还说,这里即没有说明为什么我们fix在了正确的地方(也没有解释那些Magic Number是什么),也没有回滚那个有问题的patch。还说——
Don’t just make random changes. There really are only two acceptable models of development: “think and analyze” or “years and years of testing on thousands of machines”. Those two really do work.
不要乱改。那里只有两个可行的开发模式:“思考和分析” 或是 “数年数年地不断地在几千台机器上测试”。这两个方式才是真正可行的。
当然,Yinghai Lu对其做了解释,说我们的确调查过了,老的代码用的内存地址是0x80000000,新的则是用0xa0000000,而0xa0000000不工作。这又引发了 Linus Torvalds 的不满的回贴。Linus说——
Yinghai, we have had this discussion before, and dammit, you need to understand the difference between “understanding the problem” and “put in random values until it works on one machine”.
There was absolutely _zero_ analysis done. You do not actually understand WHY the numbers matter. You just look at two random numbers, and one works, the other does not. That’s not “analyzing”. That’s just “random number games”.
If you cannot see and understand the difference between an actual analytical solution where you _understand_ what the code is doing and why, and “random numbers that happen to work on one machine”, I don’t know what to tell you.
然后,Linus Torvalds进行了谆谆教导——(相当的受用啊)
Let me repeat my point one more time.
You have TWO choices.

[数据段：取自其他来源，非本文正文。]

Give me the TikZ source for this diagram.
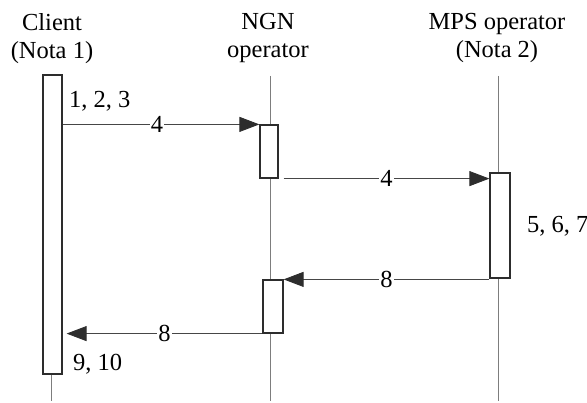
\documentclass[tikz,border=0pt]{standalone}
\usepackage{fontspec}
\setmainfont{Liberation Serif}
\usetikzlibrary{arrows.meta,positioning}
\definecolor{lifegray}{RGB}{125,125,125}
\definecolor{boxgray}{RGB}{45,45,45}
\definecolor{msggray}{RGB}{70,70,70}
\newcommand{\diagfont}{\fontsize{24.5}{28}\selectfont}
\tikzset{
  actor/.style={font=\diagfont, align=center, inner sep=0pt},
  lifeline/.style={draw=lifegray, line width=0.9pt},
  actbox/.style={draw=boxgray, line width=1.2pt, fill=white, inner sep=0pt},
  msg/.style={draw=msggray, line width=0.9pt, -{Triangle[length=20pt,width=15pt,color=boxgray]}},
  msglabel/.style={font=\diagfont, fill=white, inner sep=1pt},
  stepnote/.style={font=\diagfont, anchor=base west, inner sep=0pt}
}
\begin{document}
\begin{tikzpicture}[x=1pt,y=-1pt]
  \useasboundingbox (0,0) rectangle (587,403);

  % actors
  \node[actor] (client) at (52,38.5) {Client\\(Nota 1)};
  \node[actor] (ngn) at (268,38.5) {NGN\\operator};
  \node[actor] (mps) at (497,38.5) {MPS operator\\(Nota 2)};

  % lifelines
  \coordinate (client top) at (51,75);
  \coordinate (client end) at (51,401);
  \coordinate (ngn top) at (270,76);
  \coordinate (ngn end) at (270,401);
  \coordinate (mps top) at (498,76);
  \coordinate (mps end) at (498,401);
  \draw[lifeline] (client top) -- (client end);
  \draw[lifeline] (ngn top) -- (ngn end);
  \draw[lifeline] (mps top) -- (mps end);

  % activation boxes
  \node[actbox, minimum width=19pt, minimum height=299pt] (cbox) at (52.5,224.5) {};
  \node[actbox, minimum width=18pt, minimum height=53pt] (nbox1) at (269,151.5) {};
  \node[actbox, minimum width=20pt, minimum height=105pt] (mbox) at (500,225.5) {};
  \node[actbox, minimum width=20pt, minimum height=53pt] (nbox2) at (273,306.5) {};

  % messages
  \draw[msg] (cbox.east |- nbox1.north) -- node[msglabel, pos=0.48] {4} (nbox1.north west);
  \draw[msg] ([xshift=5pt]nbox1.south east) -- node[msglabel] {4} (mbox.west |- nbox1.south);
  \draw[msg] (nbox2.north east -| mbox.west) -- node[msglabel] {8} (nbox2.north east);
  \draw[msg] (nbox2.south west) -- node[msglabel] {8} ([xshift=4pt]cbox.east |- nbox2.south);

  % step numbers
  \node[stepnote] (steps a) at (69,108) {1, 2, 3};
  \node[stepnote] (steps b) at (527,233) {5, 6, 7};
  \node[stepnote] (steps c) at (73,371) {9, 10};
\end{tikzpicture}
\end{document}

Not more, not less:
– choice #1: go back to the old allocation model. It’s tested. It doesn’t regress. Admittedly we may not know exactly _why_ it works, and it might not work on all machines, but it doesn’t cause regressions (ie the machines it doesn’t work on it _never_ worked on).
– 选择一:回滚到老的分配模式。那是测试过的。它过了回归测试。诚然,我们也许不知道为什么那样能行,并且,即使是那样也不一定能在所有的机器上工作,但是其没有让回归测试有问题(这个代码永不可能在不能运行的系统上运行)
And this doesn’t mean “old value for that _one_ machine”. It means “old value for _every_ machine”. So it means we revert the whole bottom-down thing entirely. Not just “change one random number so that the totally different allocation pattern happens to give the same result on one particular machine”.